[START OF Given material]

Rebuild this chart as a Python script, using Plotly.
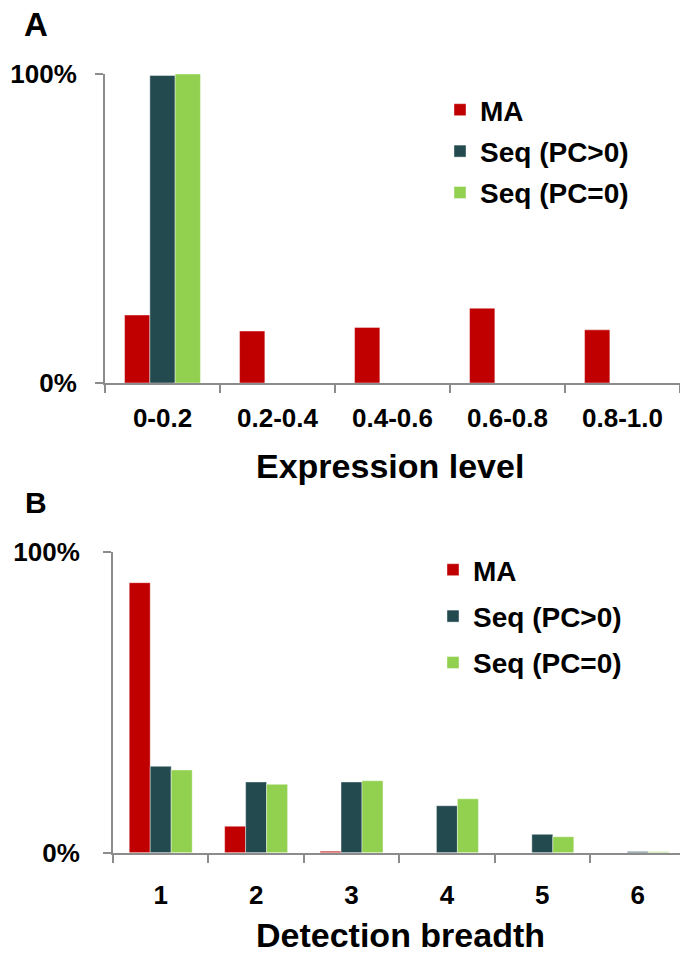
import plotly.graph_objects as go

# ---------------- data ----------------
expr_levels = ["0-0.2", "0.2-0.4", "0.4-0.6", "0.6-0.8", "0.8-1.0"]
expr_ma = [22.0, 16.8, 18.0, 24.2, 17.2]
expr_seq_pc_pos = [99.5, 0, 0, 0, 0]
expr_seq_pc_zero = [100.0, 0, 0, 0, 0]

breadth = ["1", "2", "3", "4", "5", "6"]
br_ma = [89.7, 8.8, 0.5, 0, 0, 0]
br_seq_pc_pos = [28.7, 23.5, 23.5, 15.6, 6.1, 0.4]
br_seq_pc_zero = [27.5, 22.7, 23.9, 17.9, 5.3, 0.3]

series_names = ["MA", "Seq (PC>0)", "Seq (PC=0)"]
y_tickvals = [0, 100]
y_ticktext = ["0%", "100%"]

# ---------------- style ----------------
W, H = 680, 959
colors = ["#C00000", "#234A4F", "#92D050"]
axis_gray = "#8C8C8C"
FONT = "Liberation Sans, Arial, sans-serif"
tick_font = dict(family=FONT, size=26, color="#000000", weight="bold")
legend_font = dict(family=FONT, size=28, color="#000000", weight="bold")
title_font = dict(family=FONT, size=34, color="#000000", weight="bold")

def px_x(p):
    return p / W

def px_y(p):
    return 1 - p / H

fig = go.Figure()

for name, vals, col in zip(series_names, [expr_ma, expr_seq_pc_pos, expr_seq_pc_zero], colors):
    fig.add_trace(go.Bar(x=expr_levels, y=vals, name=name,
                         marker=dict(color=col, line=dict(width=0.6, color="rgba(255,255,255,0.7)")),
                         xaxis="x", yaxis="y", legend="legend", legendgroup="A" + name))
for name, vals, col in zip(series_names, [br_ma, br_seq_pc_pos, br_seq_pc_zero], colors):
    fig.add_trace(go.Bar(x=breadth, y=vals, name=name,
                         marker=dict(color=col, line=dict(width=0.6, color="rgba(255,255,255,0.7)")),
                         xaxis="x2", yaxis="y2", legend="legend2", legendgroup="B" + name))

common_x = dict(type="category", showline=True, linecolor=axis_gray, linewidth=2,
                ticks="outside", ticklen=8, tickwidth=2, tickcolor=axis_gray,
                tickson="boundaries", showgrid=False, zeroline=False,
                tickfont=tick_font, automargin=False, fixedrange=True)
common_y = dict(range=[0, 100], showline=True, linecolor=axis_gray, linewidth=2,
                ticks="outside", ticklen=8, tickwidth=2, tickcolor=axis_gray,
                tickvals=y_tickvals, ticktext=y_ticktext, showgrid=False, zeroline=False,
                tickfont=tick_font, automargin=False, fixedrange=True)

fig.update_layout(
    width=W, height=H,
    margin=dict(l=0, r=0, t=0, b=0),
    paper_bgcolor="white", plot_bgcolor="white",
    barmode="group", bargap=0.34, bargroupgap=0,
    xaxis=dict(common_x, domain=[px_x(105), 1], range=[-0.5, 4.5], anchor="y",
               ticklabelstandoff=11),
    yaxis=dict(common_y, domain=[px_y(383), px_y(74)], anchor="x", ticklabelstandoff=13),
    xaxis2=dict(common_x, domain=[px_x(113), 1], range=[-0.5, 5.443], anchor="y2",
                ticklabelstandoff=18),
    yaxis2=dict(common_y, domain=[px_y(852.7), px_y(551.7)], anchor="x2", ticklabelstandoff=18),
    legend=dict(x=px_x(440), y=px_y(85), xanchor="left", yanchor="top",
                font=legend_font, bgcolor="rgba(0,0,0,0)", tracegroupgap=2,
                itemclick=False, itemdoubleclick=False),
    legend2=dict(x=px_x(433), y=px_y(545), xanchor="left", yanchor="top",
                 font=legend_font, bgcolor="rgba(0,0,0,0)", tracegroupgap=7,
                 itemclick=False, itemdoubleclick=False),
    annotations=[
        dict(text="A", x=px_x(36), y=px_y(25), xref="paper", yref="paper",
             xanchor="center", yanchor="middle", showarrow=False,
             font=dict(family=FONT, size=33, color="#000", weight="bold")),
        dict(text="B", x=px_x(36), y=px_y(502), xref="paper", yref="paper",
             xanchor="center", yanchor="middle", showarrow=False,
             font=dict(family=FONT, size=30, color="#000", weight="bold")),
        dict(text="Expression level", x=px_x(389.5), y=px_y(466), xref="paper", yref="paper",
             xanchor="center", yanchor="middle", showarrow=False, font=title_font),
        dict(text="Detection breadth", x=px_x(400), y=px_y(935), xref="paper", yref="paper",
             xanchor="center", yanchor="middle", showarrow=False, font=title_font),
    ],
)

fig.write_html("out.html")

[END OF Given material]

Leave out the pictures and copy the rest of the material above exactly.

Rebuild this chart as a Python script, using Plotly.
import plotly.graph_objects as go

# ---------------- data ----------------
expr_levels = ["0-0.2", "0.2-0.4", "0.4-0.6", "0.6-0.8", "0.8-1.0"]
expr_ma = [22.0, 16.8, 18.0, 24.2, 17.2]
expr_seq_pc_pos = [99.5, 0, 0, 0, 0]
expr_seq_pc_zero = [100.0, 0, 0, 0, 0]

breadth = ["1", "2", "3", "4", "5", "6"]
br_ma = [89.7, 8.8, 0.5, 0, 0, 0]
br_seq_pc_pos = [28.7, 23.5, 23.5, 15.6, 6.1, 0.4]
br_seq_pc_zero = [27.5, 22.7, 23.9, 17.9, 5.3, 0.3]

series_names = ["MA", "Seq (PC>0)", "Seq (PC=0)"]
y_tickvals = [0, 100]
y_ticktext = ["0%", "100%"]

# ---------------- style ----------------
W, H = 680, 959
colors = ["#C00000", "#234A4F", "#92D050"]
axis_gray = "#8C8C8C"
FONT = "Liberation Sans, Arial, sans-serif"
tick_font = dict(family=FONT, size=26, color="#000000", weight="bold")
legend_font = dict(family=FONT, size=28, color="#000000", weight="bold")
title_font = dict(family=FONT, size=34, color="#000000", weight="bold")

def px_x(p):
    return p / W

def px_y(p):
    return 1 - p / H

fig = go.Figure()

for name, vals, col in zip(series_names, [expr_ma, expr_seq_pc_pos, expr_seq_pc_zero], colors):
    fig.add_trace(go.Bar(x=expr_levels, y=vals, name=name,
                         marker=dict(color=col, line=dict(width=0.6, color="rgba(255,255,255,0.7)")),
                         xaxis="x", yaxis="y", legend="legend", legendgroup="A" + name))
for name, vals, col in zip(series_names, [br_ma, br_seq_pc_pos, br_seq_pc_zero], colors):
    fig.add_trace(go.Bar(x=breadth, y=vals, name=name,
                         marker=dict(color=col, line=dict(width=0.6, color="rgba(255,255,255,0.7)")),
                         xaxis="x2", yaxis="y2", legend="legend2", legendgroup="B" + name))

common_x = dict(type="category", showline=True, linecolor=axis_gray, linewidth=2,
                ticks="outside", ticklen=8, tickwidth=2, tickcolor=axis_gray,
                tickson="boundaries", showgrid=False, zeroline=False,
                tickfont=tick_font, automargin=False, fixedrange=True)
common_y = dict(range=[0, 100], showline=True, linecolor=axis_gray, linewidth=2,
                ticks="outside", ticklen=8, tickwidth=2, tickcolor=axis_gray,
                tickvals=y_tickvals, ticktext=y_ticktext, showgrid=False, zeroline=False,
                tickfont=tick_font, automargin=False, fixedrange=True)

fig.update_layout(
    width=W, height=H,
    margin=dict(l=0, r=0, t=0, b=0),
    paper_bgcolor="white", plot_bgcolor="white",
    barmode="group", bargap=0.34, bargroupgap=0,
    xaxis=dict(common_x, domain=[px_x(105), 1], range=[-0.5, 4.5], anchor="y",
               ticklabelstandoff=11),
    yaxis=dict(common_y, domain=[px_y(383), px_y(74)], anchor="x", ticklabelstandoff=13),
    xaxis2=dict(common_x, domain=[px_x(113), 1], range=[-0.5, 5.443], anchor="y2",
                ticklabelstandoff=18),
    yaxis2=dict(common_y, domain=[px_y(852.7), px_y(551.7)], anchor="x2", ticklabelstandoff=18),
    legend=dict(x=px_x(440), y=px_y(85), xanchor="left", yanchor="top",
                font=legend_font, bgcolor="rgba(0,0,0,0)", tracegroupgap=2,
                itemclick=False, itemdoubleclick=False),
    legend2=dict(x=px_x(433), y=px_y(545), xanchor="left", yanchor="top",
                 font=legend_font, bgcolor="rgba(0,0,0,0)", tracegroupgap=7,
                 itemclick=False, itemdoubleclick=False),
    annotations=[
        dict(text="A", x=px_x(36), y=px_y(25), xref="paper", yref="paper",
             xanchor="center", yanchor="middle", showarrow=False,
             font=dict(family=FONT, size=33, color="#000", weight="bold")),
        dict(text="B", x=px_x(36), y=px_y(502), xref="paper", yref="paper",
             xanchor="center", yanchor="middle", showarrow=False,
             font=dict(family=FONT, size=30, color="#000", weight="bold")),
        dict(text="Expression level", x=px_x(389.5), y=px_y(466), xref="paper", yref="paper",
             xanchor="center", yanchor="middle", showarrow=False, font=title_font),
        dict(text="Detection breadth", x=px_x(400), y=px_y(935), xref="paper", yref="paper",
             xanchor="center", yanchor="middle", showarrow=False, font=title_font),
    ],
)

fig.write_html("out.html")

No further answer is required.